In his column of 5 September 2013, Aaronovitch criticised the Labour leader Ed Miliband for providing no alternative to military intervention in Syria, after the use of chemical weapons in the Ghouta attacks of 21 August 2013. For Aaronovitch, "politically [Miliband] is not a presence at all, he is an absence" and "is neither hunter nor prey, he is scavenger.
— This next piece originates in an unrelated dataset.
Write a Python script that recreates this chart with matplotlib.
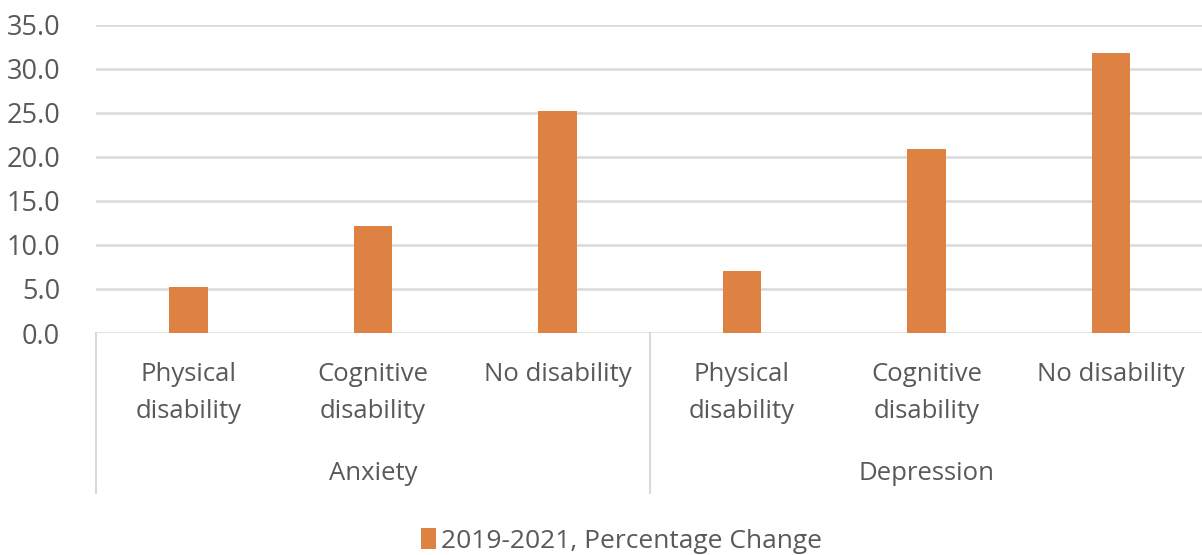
import matplotlib.pyplot as plt
from matplotlib.transforms import blended_transform_factory

# Data
groups = ["Anxiety", "Depression"]
categories = ["Physical\ndisability", "Cognitive\ndisability", "No disability",
              "Physical\ndisability", "Cognitive\ndisability", "No disability"]
pct_change = [5.2, 12.2, 25.2, 7.0, 20.9, 31.8]
yticks = [0, 5, 10, 15, 20, 25, 30, 35]
series_name = "2019-2021, Percentage Change"

BAR_COLOR = "#DE8244"
GRID_COLOR = "#D9D9D9"
TEXT_COLOR = "#595959"

plt.rcParams['font.family'] = ['Open Sans', 'DejaVu Sans']

fig = plt.figure(figsize=(12.02, 5.55), dpi=100)
ax = fig.add_axes([0.080, 0.400, 0.921, 0.555])

x = list(range(len(categories)))
bars = ax.bar(x, pct_change, width=0.21, color=BAR_COLOR, zorder=3,
              label=series_name)

ax.set_xlim(-0.5, len(categories) - 0.5)
ax.set_ylim(0, 35)
ax.set_yticks(yticks)
ax.set_yticklabels([f"{v:.1f}" for v in yticks], fontsize=19.5, color=TEXT_COLOR)
ax.tick_params(axis='y', length=0, pad=26)
ax.set_xticks([])
ax.yaxis.grid(True, color=GRID_COLOR, linewidth=1.8)
ax.set_axisbelow(True)
for s in ax.spines.values():
    s.set_visible(False)

# category labels and group labels under the axis
trans = blended_transform_factory(ax.transData, ax.transAxes)
for i, lab in enumerate(categories):
    ax.text(i, -0.095, lab, transform=trans, ha='center', va='top',
            fontsize=18.5, color=TEXT_COLOR, linespacing=1.6)

n_per_group = len(categories) // len(groups)
for g, name in enumerate(groups):
    center = g * n_per_group + (n_per_group - 1) / 2
    ax.text(center, -0.455, name, transform=trans, ha='center', va='center',
            fontsize=18.5, color=TEXT_COLOR)

# separator lines between groups
for g in range(len(groups) + 1):
    xs = g * n_per_group - 0.5
    ax.plot([xs, xs], [0, -0.52], transform=trans, color=GRID_COLOR,
            linewidth=1.5, clip_on=False)

fig.legend(handles=[bars], labels=[series_name], loc='center',
           bbox_to_anchor=(0.517, 0.025), frameon=False, fontsize=19,
           handlelength=0.55, handleheight=0.8, handletextpad=0.2,
           labelcolor=TEXT_COLOR)

fig.savefig("out.png", dpi=100, facecolor="white")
He is a political vulture."

During 2013, Aaronovitch became the chairman of the human rights organisation Index on Censorship, succeeding Jonathan Dimbleby in the role.

In May 2014 Aaronovitch criticized Glenn Greenwald's involvement in the Edward Snowden NSA revelations, and characterised Greenwald as "a stilted writer of overlong, dishonest and repetitive polemics."

In August 2014, Aaronovitch was one of 200 public figures who were signatories to a letter to The Guardian expressing their hope that Scotland would vote to remain part of the United Kingdom in September's referendum on that issue.

In 2016, Aaranovitch endorsed the United Kingdom's continued membership of the European Union in the June 23rd referendum.

A memoir about his family and early life, Party Animals: My Family and Other Communists, was published in January 2016.

Personal life

Aaronovitch lives in London with his wife and three daughters.

Works

  • Paddling to Jerusalem: An Aquatic Tour of Our Small Country (Fourth Estate, 2000) ISBN 978-1-84115-540-1
  • No Excuses for Terror, a 45-minute documentary film that "criticizes how the anti-Israel views of the far-left and far-right have permeated the mainstream media and political discourse."
  • Blaming the Jews, a 45-minute documentary film that evaluates anti-Semitism in Arab media and culture.
  • God and the Politicians, 28 September 2005, a documentary film that looks at the important question of the increasing religious influence on politics in the UK
  • Voodoo Histories: The Role of Conspiracy Theory in Shaping Modern History, Jonathan Cape, 2009, ISBN 978-0-224-07470-4 Published in the US in 2010 by Riverhead Books, ISBN 978-1-59448-895-5
  • Party Animals: My Family and Other Communists. Jonathan Cape, 2016.